**Instructions to follow**
Reproduce each line from the records that holds "this".

**A block of data**

────

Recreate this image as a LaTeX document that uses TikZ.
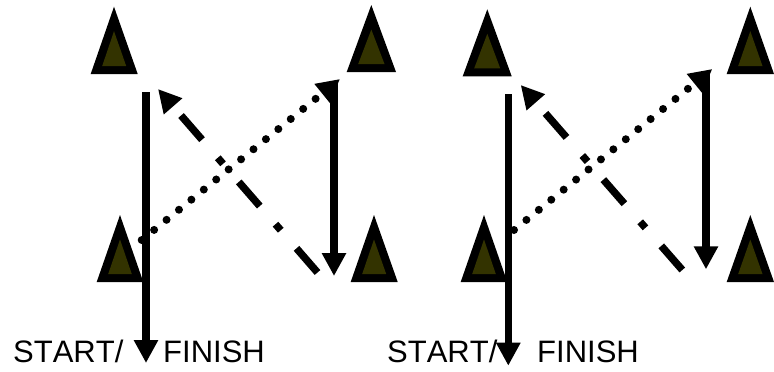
\documentclass[tikz,border=0pt]{standalone}
\usepackage{fontspec}
\setmainfont[Kerning=Off]{Liberation Sans}
\usetikzlibrary{arrows.meta}
\definecolor{cone}{HTML}{333300}
\tikzset{
  arrowtip/.style={-{Triangle[width=23pt,length=23pt]}},
  solidrun/.style={arrowtip,line width=7.6pt},
  dashrun/.style={arrowtip,line width=7.4pt,dash pattern=on 32pt off 24pt on 8pt off 24pt},
  dotrun/.style={arrowtip,line width=8pt,line cap=round,dash pattern=on 0pt off 16pt},
  label/.style={inner sep=0pt,anchor=base west,font=\fontsize{31}{31}\selectfont}
}
% centre x, apex y, base y, left x, right x
\newcommand{\conemark}[5]{%
  \fill[black] (#1,#2) -- (#5,#3) -- (#4,#3) -- cycle;
  \fill[cone] (#1,#2+24.5) -- (#5-11.5,#3-8) -- (#4+11.5,#3-8) -- cycle;
}
\begin{document}
\begin{tikzpicture}[x=1pt,y=-1pt]
\useasboundingbox (0,0) rectangle (774,372);
% left drill cones
\conemark{114}{6.7}{74}{90.7}{137.7}
\conemark{371.3}{5}{72}{346.7}{396}
\conemark{120}{215}{282}{96.7}{143.3}
\conemark{374}{215}{282}{350.7}{397.7}
% right drill cones
\conemark{487.3}{9.3}{76.3}{462.7}{511.7}
\conemark{750.3}{6.7}{74}{726.7}{774}
\conemark{484}{215}{282}{460.7}{507.3}
\conemark{750.3}{215}{282}{726.7}{774}
% labels
\node[label] (s1) at (13,362) {START/};
\node[label] (f1) at (163,362) {FINISH};
\node[label] (s2) at (387,362) {START/};
\node[label] (f2) at (537,362) {FINISH};
% left connector ends
\coordinate (a1) at (146,92);   \coordinate (a2) at (146,363);
\coordinate (b1) at (141.7,240);\coordinate (b2) at (340,79);
\coordinate (c1) at (334,82);   \coordinate (c2) at (334,276);
\coordinate (d1) at (317.5,272.5);\coordinate (d2) at (158,89);
% right connector ends
\coordinate (e1) at (508.3,94); \coordinate (e2) at (508.3,365.7);
\coordinate (g1) at (514,230);  \coordinate (g2) at (712.3,69);
\coordinate (h1) at (706,72);   \coordinate (h2) at (706,269.3);
\coordinate (k1) at (682.3,270);\coordinate (k2) at (520.7,85);
% connectors
\draw[solidrun] (a1) -- (a2);
\draw[solidrun] (c1) -- (c2);
\draw[dashrun] (d1) -- (d2);
\draw[dotrun] (b1) -- (b2);
\draw[solidrun] (e1) -- (e2);
\draw[solidrun] (h1) -- (h2);
\draw[dashrun] (k1) -- (k2);
\draw[dotrun] (g1) -- (g2);
\end{tikzpicture}
\end{document}
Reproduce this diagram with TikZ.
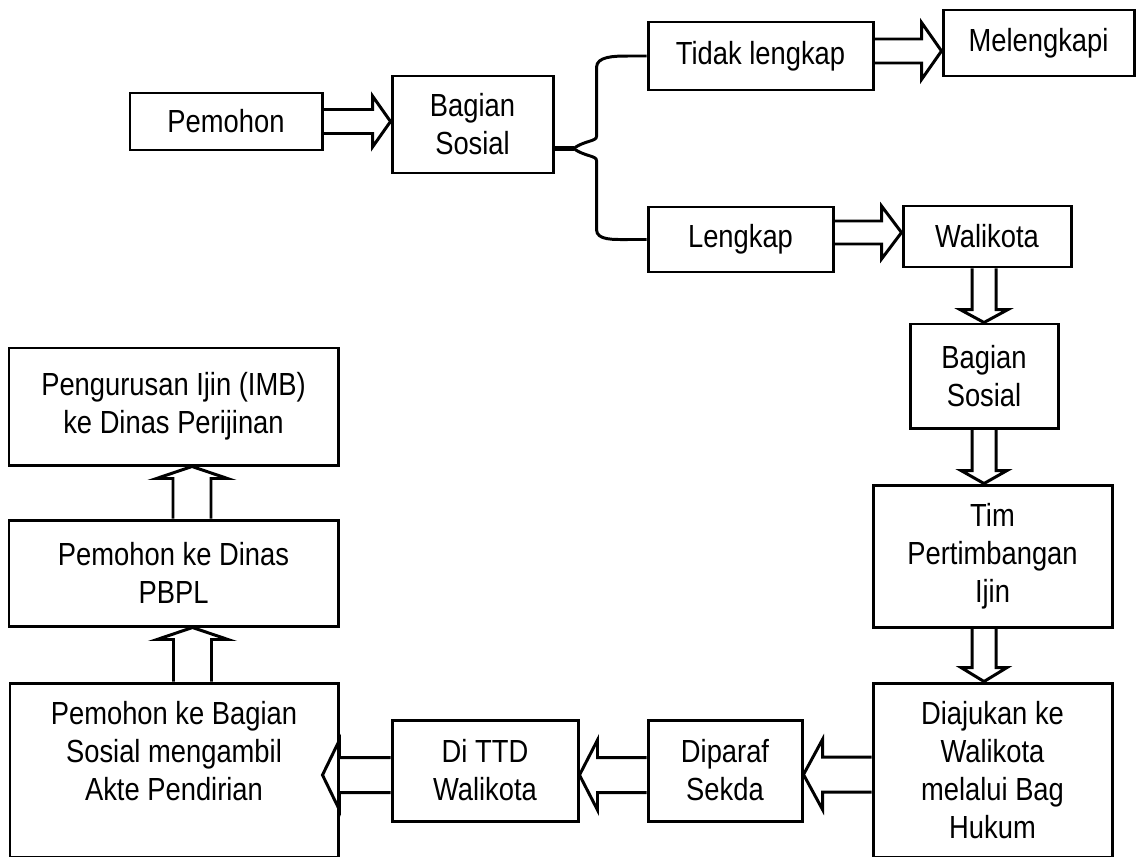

────

**Task answer**
Recreate this image as a LaTeX document that uses TikZ.
Reproduce this diagram with TikZ.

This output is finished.